Los otros dos miembros del Triángulo Norte tampoco están dispuestos a someter sus decisiones a la supervisión de instancias suprarregionales. Nicaragua no solo se ha alejado de las otras cuatro naciones centroamericanas, sino también de la comunidad internacional. Costa Rica siempre se ha mostrado cautelosa ante estas iniciativas. En parte, porque se considera superior a sus contrapartes; en parte, porque sospecha de las intenciones de sus vecinos. Un acuerdo político tan sencillo como el CA-4, que facilitaba la circulación entre Guatemala, El Salvador, Honduras y Nicaragua, duró poco. La falta de voluntad política y el concepto decimonónico de soberanía dieron al traste con la apertura de las fronteras. Mucho más difícil será llegar a acuerdos sobre temas tan complejos como la uniformidad fiscal y arancelaria, de la cual se ha hablado bastante, pero sin concretar.
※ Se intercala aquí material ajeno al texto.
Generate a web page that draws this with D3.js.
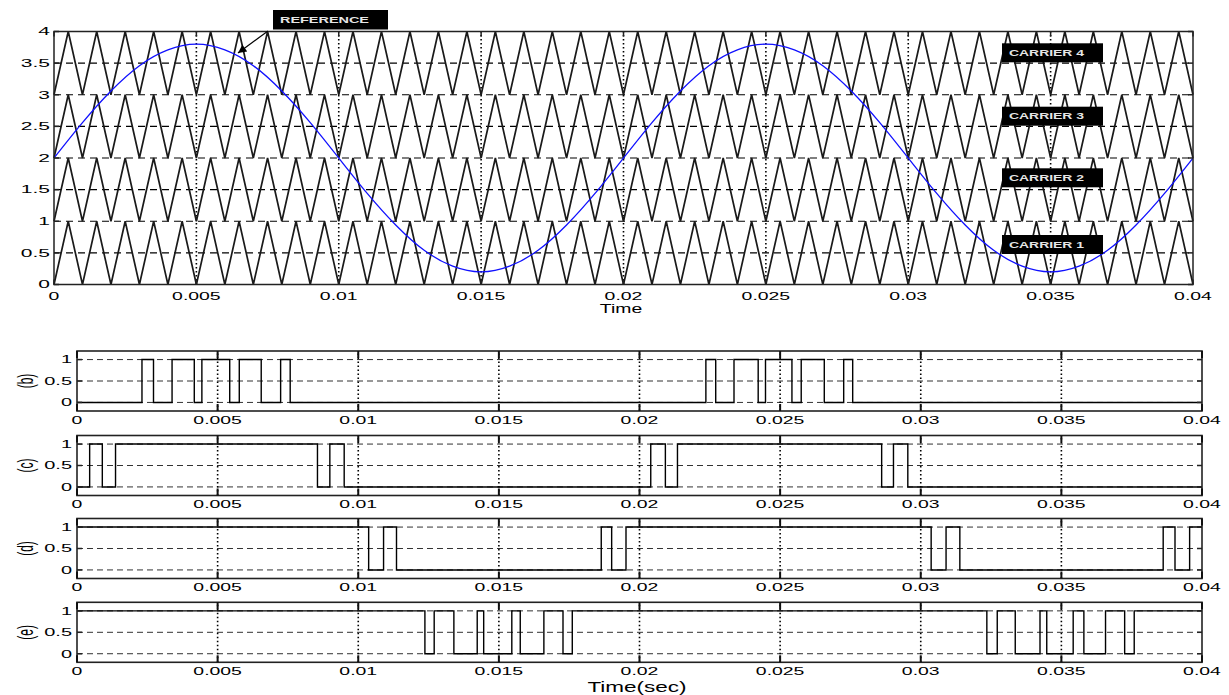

Belice y Panamá, aunque ubicadas en la misma región, tienen una historia y una realidad muy diferente a las de sus contrapartes. Ya no se diga República Dominicana.
La meta es ambiciosa, pero los intereses y la miopía política la vuelven inalcanzable. Mucho tiene que cambiar y muy velozmente para alcanzar acuerdos sustantivos en 2024, tal como desea el vicepresidente. Un presidente con vocación centroamericana habría mostrado un claro interés regional y se habría acercado a sus colegas para trabajar con ellos el plan. Un anuncio de trascendencia regional debe ser hecho regionalmente, no en solitario por un funcionario que no sabe bien de qué habla. El vicepresidente expresa más deseos que posibilidades reales. Quizás solo le encargaron lanzar otro globo distractor.
* Rodolfo Cardenal, director del Centro Monseñor Romero.